Have a read of [the data documentation](http://archive.ics.uci.edu/ml/datasets/News+Aggregator) on the UCI ML repository site to see what format the column is currently in (if it's not a format you've come across before).

### 4. Sanity check your date column by looking at what time period it covers (should be dates within 2014)

# Part 3 - Merging the datasets

Now it's time to combine the two datasets.

We want to make sure the dataset accurately reflects the data generating process, so join the news headlines with the interest rates making sure that the date for the headlines is the day *before* the interest rates. We therefore assume that any effect of what's happening in the news takes a day to happen. You can always tweak this assumption later!

### 1. Create a column in your news dataset called "next day" to store the date + 1 day

*Hint: the `datetime` library has a section called `timedelta` that will help!*

### 2. Merge the two datasets

Join the rates data to the news data. Remember to join on the "next day" column instead of the original date in your news dataset.

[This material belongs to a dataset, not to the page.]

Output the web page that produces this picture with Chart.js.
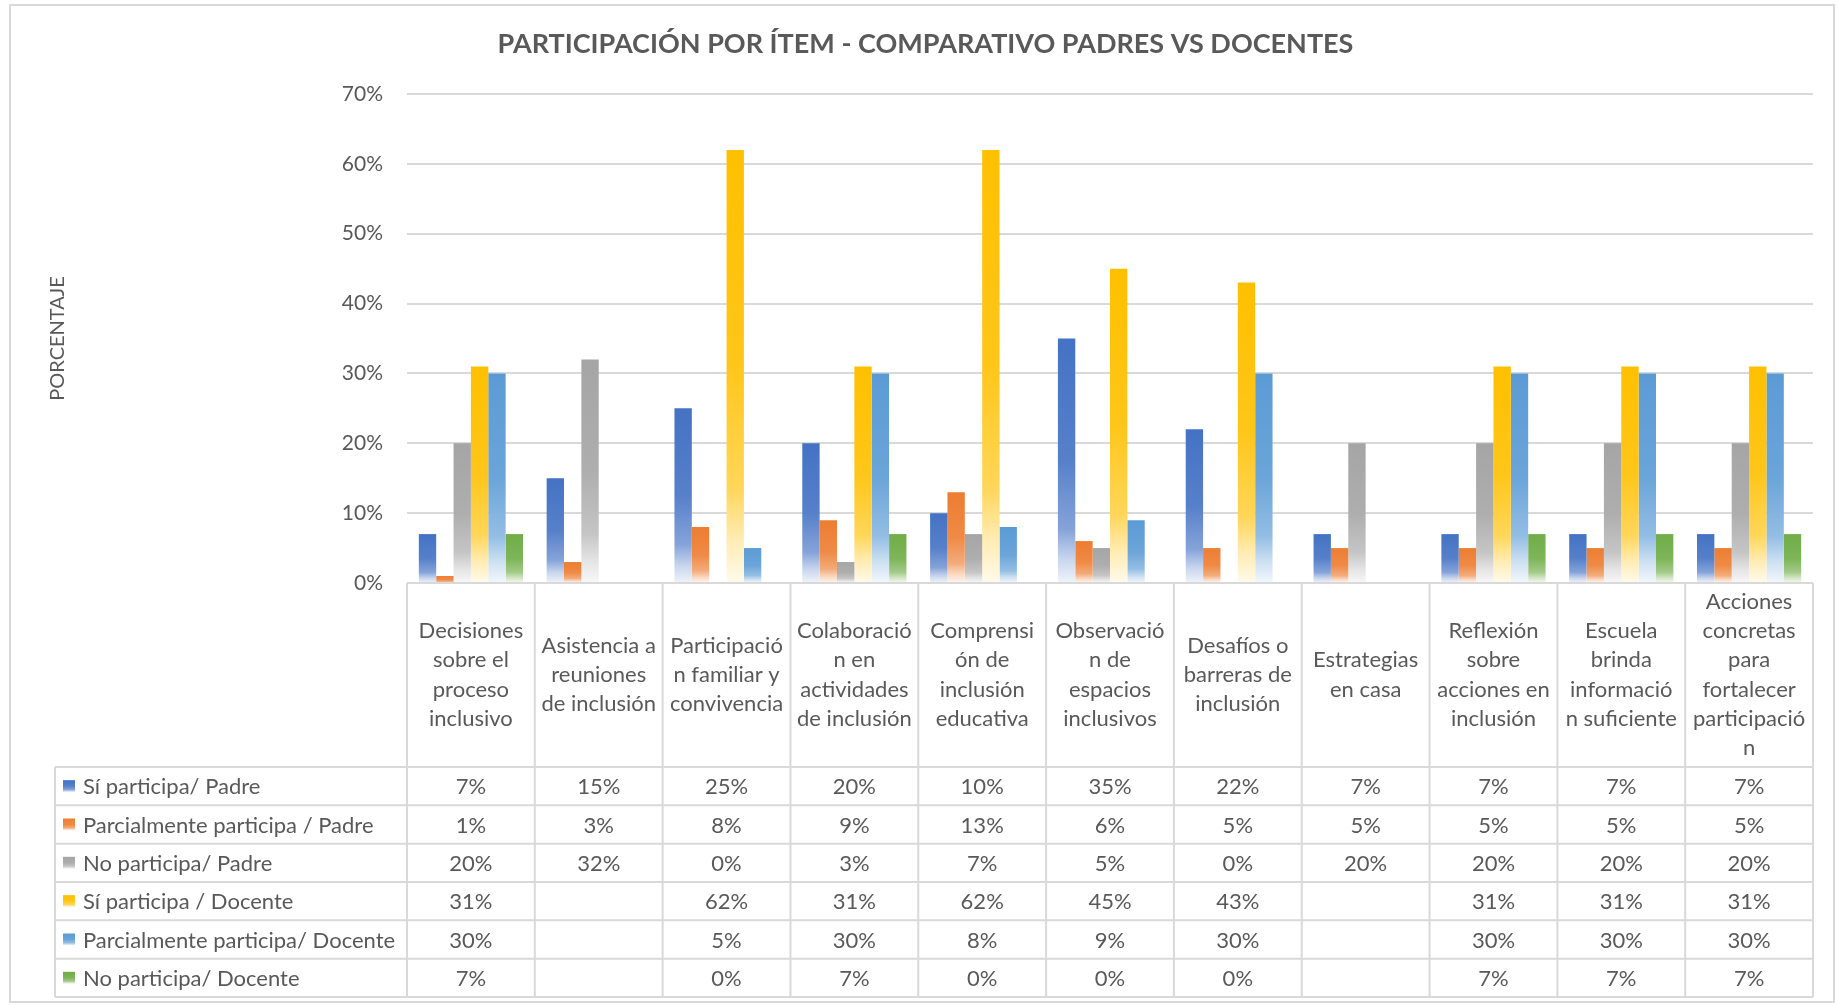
<!DOCTYPE html>
<html lang="es">
<head>
<meta charset="utf-8">
<title>Participación por ítem</title>
<script src="https://cdn.jsdelivr.net/npm/chart.js@4.4.1/dist/chart.umd.min.js"></script>
<style>
  html, body { margin:0; padding:0; background:#fff; }
  #chart { display:block; }
</style>
</head>
<body>
<canvas id="chart" width="1838" height="1006"></canvas>
<script>
// ─── data ────────────────────────────────────────────────────────────────────
const categories = [
  ['Decisiones', 'sobre el', 'proceso', 'inclusivo'],
  ['Asistencia a', 'reuniones', 'de inclusión'],
  ['Participació', 'n familiar y', 'convivencia'],
  ['Colaboració', 'n en', 'actividades', 'de inclusión'],
  ['Comprensi', 'ón de', 'inclusión', 'educativa'],
  ['Observació', 'n de', 'espacios', 'inclusivos'],
  ['Desafíos o', 'barreras de', 'inclusión'],
  ['Estrategias', 'en casa'],
  ['Reflexión', 'sobre', 'acciones en', 'inclusión'],
  ['Escuela', 'brinda', 'informació', 'n suficiente'],
  ['Acciones', 'concretas', 'para', 'fortalecer', 'participació', 'n']
];
const seriesNames = [
  'Sí participa/ Padre',
  'Parcialmente participa / Padre',
  'No participa/ Padre',
  'Sí participa / Docente',
  'Parcialmente participa/ Docente',
  'No participa/ Docente'
];
const siPadre       = [7, 15, 25, 20, 10, 35, 22, 7, 7, 7, 7];
const parcialPadre  = [1, 3, 8, 9, 13, 6, 5, 5, 5, 5, 5];
const noPadre       = [20, 32, 0, 3, 7, 5, 0, 20, 20, 20, 20];
const siDocente     = [31, null, 62, 31, 62, 45, 43, null, 31, 31, 31];
const parcialDocente= [30, null, 5, 30, 8, 9, 30, null, 30, 30, 30];
const noDocente     = [7, null, 0, 7, 0, 0, 0, null, 7, 7, 7];
const seriesValues = [siPadre, parcialPadre, noPadre, siDocente, parcialDocente, noDocente];
const yTicks = [0, 10, 20, 30, 40, 50, 60, 70];

const COLORS = ['#4472C4', '#ED7D31', '#A5A5A5', '#FFC000', '#5B9BD5', '#70AD47'];
const TEXT = '#595959';
const LINE = '#d9d9d9';
const FONT = 'Lato';

// ── helpers ──────────────────────────────────────────────────────────────────
function mix(hex, t) {            // t = share of white
  const n = parseInt(hex.slice(1), 16);
  const r = n >> 16, g = (n >> 8) & 255, b = n & 255;
  const f = c => Math.round(c + (255 - c) * t);
  return `rgb(${f(r)},${f(g)},${f(b)})`;
}
function fadeGradient(ctx, color, top, bottom) {
  const g = ctx.createLinearGradient(0, top, 0, bottom);
  g.addColorStop(0, color);
  g.addColorStop(0.5, mix(color, 0.1));
  g.addColorStop(0.78, mix(color, 0.35));
  g.addColorStop(0.9, mix(color, 0.7));
  g.addColorStop(1, mix(color, 0.92));
  return g;
}
function barFill(color) {
  return c => {
    const chart = c.chart;
    if (!chart.chartArea || c.parsed == null || c.parsed.y == null) return color;
    const y = chart.scales.y;
    const top = y.getPixelForValue(c.parsed.y);
    const base = y.getPixelForValue(0);
    if (base - top < 1) return color;
    return fadeGradient(chart.ctx, color, top, base);
  };
}

// ── data table under the plot ────────────────────────────────────────────────
const tablePlugin = {
  id: 'dataTable',
  afterDraw(chart) {
    const ctx = chart.ctx;
    const area = chart.chartArea;
    const x = chart.scales.x;
    const n = categories.length;
    const colW = (area.right - area.left) / n;
    const legendLeft = 55;
    const headerTop = area.bottom;
    const headerBottom = 767;
    const rowH = 38.33;
    const tableBottom = headerBottom + rowH * seriesNames.length;

    ctx.save();
    // outer chart frame
    ctx.strokeStyle = LINE;
    ctx.lineWidth = 2;
    ctx.strokeRect(10, 5, 1824, 997);

    // grid of the table
    ctx.beginPath();
    ctx.moveTo(area.left, headerTop); ctx.lineTo(area.right, headerTop);
    for (let r = 0; r <= seriesNames.length; r++) {
      const yy = headerBottom + r * rowH;
      ctx.moveTo(legendLeft, yy); ctx.lineTo(area.right, yy);
    }
    for (let i = 0; i <= n; i++) {
      const xx = area.left + i * colW;
      ctx.moveTo(xx, headerTop); ctx.lineTo(xx, tableBottom);
    }
    ctx.moveTo(legendLeft, headerBottom); ctx.lineTo(legendLeft, tableBottom);
    ctx.stroke();

    ctx.fillStyle = TEXT;
    ctx.font = `22px ${FONT}`;
    ctx.textAlign = 'center';
    ctx.textBaseline = 'middle';

    // category headers
    const lh = 29.3;
    const hMid = (headerTop + headerBottom) / 2;
    categories.forEach((lines, i) => {
      const cx = x.getPixelForValue(i);
      const y0 = hMid - (lines.length - 1) * lh / 2;
      lines.forEach((t, k) => ctx.fillText(t, cx, y0 + k * lh));
    });

    // values
    seriesValues.forEach((vals, r) => {
      const cy = headerBottom + r * rowH + rowH / 2 + 1;
      vals.forEach((v, i) => {
        if (v === null) return;
        ctx.fillText(v + '%', x.getPixelForValue(i), cy);
      });
    });

    // legend keys
    ctx.textAlign = 'left';
    seriesNames.forEach((name, r) => {
      const cy = headerBottom + r * rowH + rowH / 2;
      ctx.fillStyle = fadeGradient(ctx, COLORS[r], cy - 6, cy + 6);
      ctx.fillRect(63, cy - 6, 12, 12);
      ctx.fillStyle = TEXT;
      ctx.fillText(name, 83, cy + 1);
    });
    ctx.restore();
  }
};

// ── chart ────────────────────────────────────────────────────────────────────
new Chart(document.getElementById('chart'), {
  type: 'bar',
  data: {
    labels: categories.map(c => c.join(' ')),
    datasets: seriesNames.map((name, i) => ({
      label: name,
      data: seriesValues[i],
      backgroundColor: barFill(COLORS[i]),
      borderWidth: 0,
      barPercentage: 1.0,
      categoryPercentage: 0.815
    }))
  },
  options: {
    responsive: false,
    animation: false,
    devicePixelRatio: 1,
    layout: { padding: { left: 38, right: 25, top: 0, bottom: 0 } },
    plugins: {
      legend: { display: false },
      tooltip: { enabled: false },
      title: {
        display: true,
        text: 'PARTICIPACIÓN POR ÍTEM - COMPARATIVO PADRES VS DOCENTES',
        color: TEXT,
        font: { family: FONT, size: 27, weight: 'bold' },
        padding: { top: 28, bottom: 33.6 }
      }
    },
    scales: {
      x: {
        ticks: { display: false },
        grid: { display: false },
        border: { display: false },
        afterFit: s => { s.height = 423; }
      },
      y: {
        min: 0,
        max: 70,
        afterBuildTicks: s => { s.ticks = yTicks.map(v => ({ value: v })); },
        ticks: {
          color: TEXT,
          padding: 24,
          font: { family: FONT, size: 21 },
          callback: v => v + '%'
        },
        grid: { color: LINE, lineWidth: 2, drawTicks: false },
        border: { display: false },
        title: {
          display: true,
          text: 'PORCENTAJE',
          color: TEXT,
          font: { family: FONT, size: 20 },
          padding: { top: 8, bottom: 0 }
        },
        afterFit: s => { s.width = 369; }
      }
    }
  },
  plugins: [tablePlugin]
});
</script>
</body>
</html>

After joining ensure the dataset has the same number of rows as your news dataset (to verify the join).

# Part 3 - Feature creation

### 1. Separate your dataset into training and test sets

Your training and test features should only contain the titles for now, and your training/test targets are your interest rate changes.

We want to do this *before* creating text features, because our vocabulary should come from our **training set only**.

Remember, the test set is information you haven't seen yet, so words in those headlines shouldn't count!

### 2. Create text features using the `TfidfVectorizer`

Now we want to create features that represent the TF-IDF scores of the `N` most common (non-stopword) words.

Try `N`=100 for now.

Use scikit-learn's `TfidfVectorizer` to create a document term matrix of 100 columns, one row per news headline, using the **training set only**.

### 2. Examine the vocabulary in your `TfidfVectorizer`

What are the top 100 words it picked out?

### 3. Transform your test set using your trained vectorizer

You should now have a 100-column training set - each column representing a word, and each value representing the TF-IDF score of that word in each title.

Use your trained vectorizer object to create a 100-column test set using the set-aside test set titles.

### 4. Rename columns in the training set

Use your vectorizer's `vocabulary_` dictionary to get your keys (they need to be sorted alphabetically to correspond to the document-term matrix).

Your training dataset should look something like this:

| ahead | airlines | american | ... |
|---------|---------|------|------|
| 0.45 | 0.3 | `NaN` | ... |

# Part 5 - Prediction!

### 1. Examine your target (in the training set) - what is the distribution (i.e. what is a credible range for predictions)?

### 2. Compare the cross-validated performance of two different prediction models

For this you'll need to:

- choose the appropriate type of model (is this classification or regression?)
- based on the above, come up with an appropriate metric to measure performance
- choose two appropriate algorithms to compare with one another
- run both models (with cross-validation) and examine your results!

### 3. Compare your models' feature importance - what words are important to predict interest rate changes?

### 4. Try something to improve one of your models

Some ideas:

- change the number of features (is more or less than 100 a good idea? This may depend on which words your model thought important)
- tune the hyperparameters using grid search
- try something more radical and predict the rates themselves, not the changes

### 5. Evaluate the best version of your best model on the test set - how did it perform?